■ Goal of the exercise
Write out again, word for word, the lines below from the line that holds "Clone this chart in Plotly." through the line that holds "import plotly.graph_objects as go", omitting pictures.

■ Records provided
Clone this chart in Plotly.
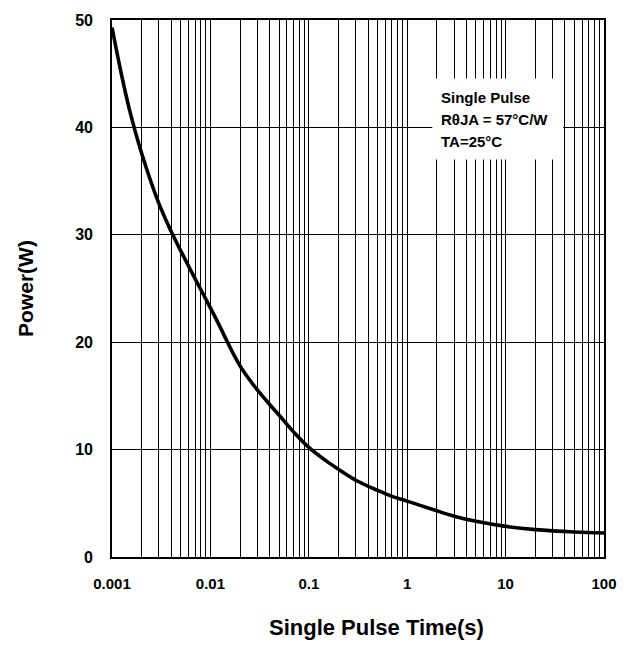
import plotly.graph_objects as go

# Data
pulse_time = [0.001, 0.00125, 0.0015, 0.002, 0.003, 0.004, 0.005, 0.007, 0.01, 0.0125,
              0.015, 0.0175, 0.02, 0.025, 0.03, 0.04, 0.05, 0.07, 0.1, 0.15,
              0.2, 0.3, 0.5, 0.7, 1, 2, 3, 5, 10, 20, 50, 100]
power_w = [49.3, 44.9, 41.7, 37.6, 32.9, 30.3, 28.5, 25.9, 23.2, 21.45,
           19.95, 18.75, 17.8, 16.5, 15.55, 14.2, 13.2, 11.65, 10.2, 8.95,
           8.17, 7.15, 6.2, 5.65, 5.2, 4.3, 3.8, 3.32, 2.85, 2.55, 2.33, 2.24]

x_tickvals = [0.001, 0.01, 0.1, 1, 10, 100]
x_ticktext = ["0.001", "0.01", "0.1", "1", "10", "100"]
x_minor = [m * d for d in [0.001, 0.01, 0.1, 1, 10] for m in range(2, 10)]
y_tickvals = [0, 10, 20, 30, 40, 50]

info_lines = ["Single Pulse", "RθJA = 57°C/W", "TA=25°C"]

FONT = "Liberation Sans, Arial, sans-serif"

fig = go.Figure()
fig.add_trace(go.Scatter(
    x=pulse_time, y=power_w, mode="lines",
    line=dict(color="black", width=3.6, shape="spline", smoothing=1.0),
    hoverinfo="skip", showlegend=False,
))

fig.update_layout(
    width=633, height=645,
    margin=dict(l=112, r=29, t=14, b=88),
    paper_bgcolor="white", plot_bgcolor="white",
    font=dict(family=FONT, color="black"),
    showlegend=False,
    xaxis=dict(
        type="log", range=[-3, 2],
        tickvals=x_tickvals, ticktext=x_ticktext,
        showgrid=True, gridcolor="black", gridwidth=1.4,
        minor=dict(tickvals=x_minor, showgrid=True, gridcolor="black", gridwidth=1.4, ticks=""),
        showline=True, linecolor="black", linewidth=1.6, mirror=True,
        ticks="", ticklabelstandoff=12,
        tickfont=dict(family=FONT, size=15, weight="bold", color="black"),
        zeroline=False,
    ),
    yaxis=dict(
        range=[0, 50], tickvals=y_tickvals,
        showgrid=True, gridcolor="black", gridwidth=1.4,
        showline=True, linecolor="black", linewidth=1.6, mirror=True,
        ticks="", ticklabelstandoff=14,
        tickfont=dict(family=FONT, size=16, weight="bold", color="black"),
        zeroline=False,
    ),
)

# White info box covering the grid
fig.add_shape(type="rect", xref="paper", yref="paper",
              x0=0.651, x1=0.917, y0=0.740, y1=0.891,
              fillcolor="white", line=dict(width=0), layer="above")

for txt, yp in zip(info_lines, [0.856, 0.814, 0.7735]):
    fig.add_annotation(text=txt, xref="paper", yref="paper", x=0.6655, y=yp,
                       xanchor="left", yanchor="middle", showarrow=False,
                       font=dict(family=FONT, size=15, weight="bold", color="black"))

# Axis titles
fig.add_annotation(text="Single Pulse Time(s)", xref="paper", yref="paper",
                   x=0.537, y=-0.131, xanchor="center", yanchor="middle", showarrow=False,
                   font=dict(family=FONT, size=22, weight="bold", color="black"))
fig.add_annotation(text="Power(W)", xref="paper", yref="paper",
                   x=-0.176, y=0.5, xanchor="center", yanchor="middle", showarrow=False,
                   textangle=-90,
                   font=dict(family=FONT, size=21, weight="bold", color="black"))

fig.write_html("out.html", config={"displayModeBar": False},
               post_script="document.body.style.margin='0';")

--

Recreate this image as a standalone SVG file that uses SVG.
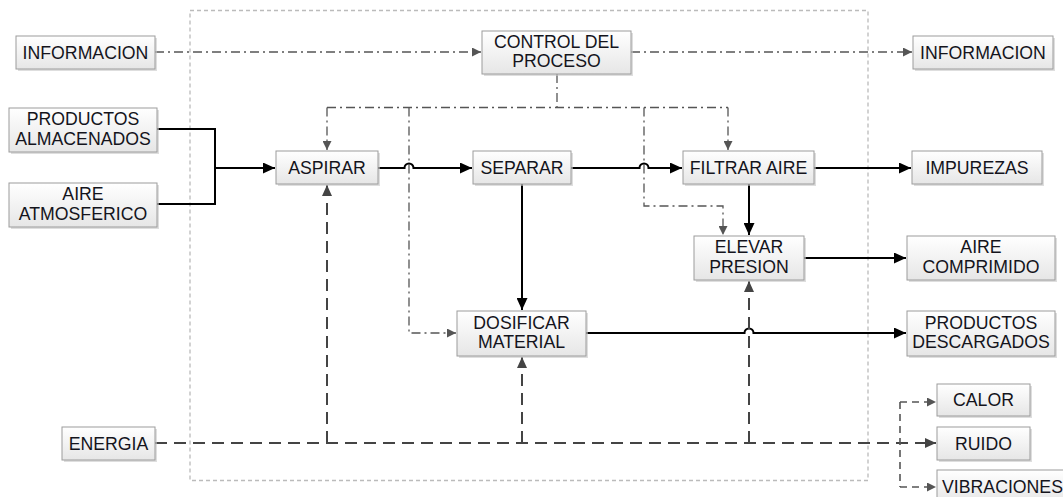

==

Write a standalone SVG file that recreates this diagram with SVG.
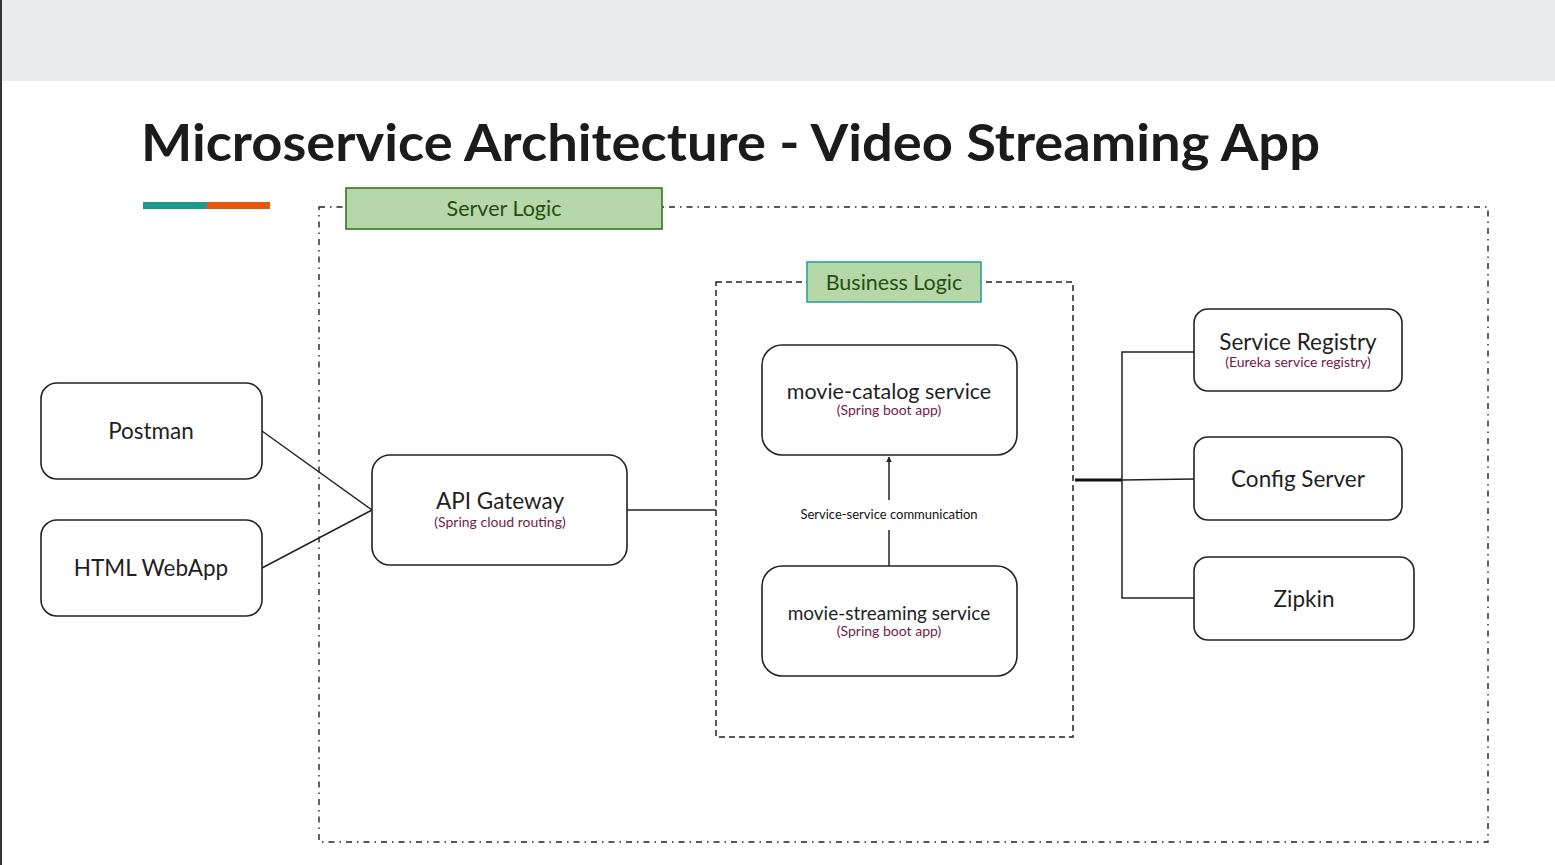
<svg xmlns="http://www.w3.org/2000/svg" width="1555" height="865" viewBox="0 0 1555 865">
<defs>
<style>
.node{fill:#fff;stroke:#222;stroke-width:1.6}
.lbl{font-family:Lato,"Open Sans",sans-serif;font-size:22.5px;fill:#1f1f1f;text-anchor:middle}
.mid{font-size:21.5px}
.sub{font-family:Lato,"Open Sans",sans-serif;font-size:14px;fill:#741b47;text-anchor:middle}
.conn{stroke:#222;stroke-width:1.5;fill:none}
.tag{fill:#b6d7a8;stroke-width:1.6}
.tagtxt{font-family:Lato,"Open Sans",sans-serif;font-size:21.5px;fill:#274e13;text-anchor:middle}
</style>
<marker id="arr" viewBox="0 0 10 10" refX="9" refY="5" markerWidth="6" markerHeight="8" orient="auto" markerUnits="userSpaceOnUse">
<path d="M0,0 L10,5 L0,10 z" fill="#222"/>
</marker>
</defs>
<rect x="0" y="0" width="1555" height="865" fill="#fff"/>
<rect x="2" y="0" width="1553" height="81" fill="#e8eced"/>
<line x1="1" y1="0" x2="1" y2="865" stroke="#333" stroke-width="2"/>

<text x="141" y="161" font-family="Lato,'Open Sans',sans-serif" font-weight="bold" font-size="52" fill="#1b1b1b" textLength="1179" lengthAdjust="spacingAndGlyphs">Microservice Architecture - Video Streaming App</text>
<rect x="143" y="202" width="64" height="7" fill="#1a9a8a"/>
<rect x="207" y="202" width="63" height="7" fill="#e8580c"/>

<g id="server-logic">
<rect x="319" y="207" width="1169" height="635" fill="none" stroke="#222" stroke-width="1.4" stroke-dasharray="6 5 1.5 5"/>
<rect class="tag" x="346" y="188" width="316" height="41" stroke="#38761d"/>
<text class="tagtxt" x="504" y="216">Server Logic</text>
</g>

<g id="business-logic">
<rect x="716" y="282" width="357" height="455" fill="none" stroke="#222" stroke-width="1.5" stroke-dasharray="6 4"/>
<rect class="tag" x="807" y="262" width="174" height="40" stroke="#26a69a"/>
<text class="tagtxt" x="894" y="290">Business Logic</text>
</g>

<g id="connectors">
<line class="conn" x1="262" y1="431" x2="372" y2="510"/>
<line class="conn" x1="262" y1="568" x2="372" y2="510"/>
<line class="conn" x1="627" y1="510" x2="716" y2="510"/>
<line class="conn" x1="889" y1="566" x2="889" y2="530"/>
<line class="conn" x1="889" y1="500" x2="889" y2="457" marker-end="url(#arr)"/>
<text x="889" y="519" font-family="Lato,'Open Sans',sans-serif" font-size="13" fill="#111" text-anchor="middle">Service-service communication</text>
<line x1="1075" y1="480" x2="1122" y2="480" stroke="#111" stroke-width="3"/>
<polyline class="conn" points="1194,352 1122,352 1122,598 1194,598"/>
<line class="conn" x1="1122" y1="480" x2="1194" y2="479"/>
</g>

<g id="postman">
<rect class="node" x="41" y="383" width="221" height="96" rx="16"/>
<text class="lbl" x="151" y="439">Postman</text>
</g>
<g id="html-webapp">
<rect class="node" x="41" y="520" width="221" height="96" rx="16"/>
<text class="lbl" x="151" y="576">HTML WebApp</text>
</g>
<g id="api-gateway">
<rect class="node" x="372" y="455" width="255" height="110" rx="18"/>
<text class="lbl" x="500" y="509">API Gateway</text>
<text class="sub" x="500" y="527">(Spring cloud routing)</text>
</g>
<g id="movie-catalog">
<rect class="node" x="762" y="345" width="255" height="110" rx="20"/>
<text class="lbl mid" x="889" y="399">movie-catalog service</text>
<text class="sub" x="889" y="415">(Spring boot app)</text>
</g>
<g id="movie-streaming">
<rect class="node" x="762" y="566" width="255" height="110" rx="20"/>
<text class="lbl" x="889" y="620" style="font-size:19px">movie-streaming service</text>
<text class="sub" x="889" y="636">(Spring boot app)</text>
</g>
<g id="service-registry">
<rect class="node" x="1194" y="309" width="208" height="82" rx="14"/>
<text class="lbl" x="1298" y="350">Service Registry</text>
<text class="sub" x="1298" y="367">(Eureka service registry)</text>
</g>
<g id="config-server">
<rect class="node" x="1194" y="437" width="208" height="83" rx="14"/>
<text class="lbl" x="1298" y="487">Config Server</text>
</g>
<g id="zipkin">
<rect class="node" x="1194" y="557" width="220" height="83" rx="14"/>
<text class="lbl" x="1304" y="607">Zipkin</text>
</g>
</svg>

■ Task result
Clone this chart in Plotly.
import plotly.graph_objects as go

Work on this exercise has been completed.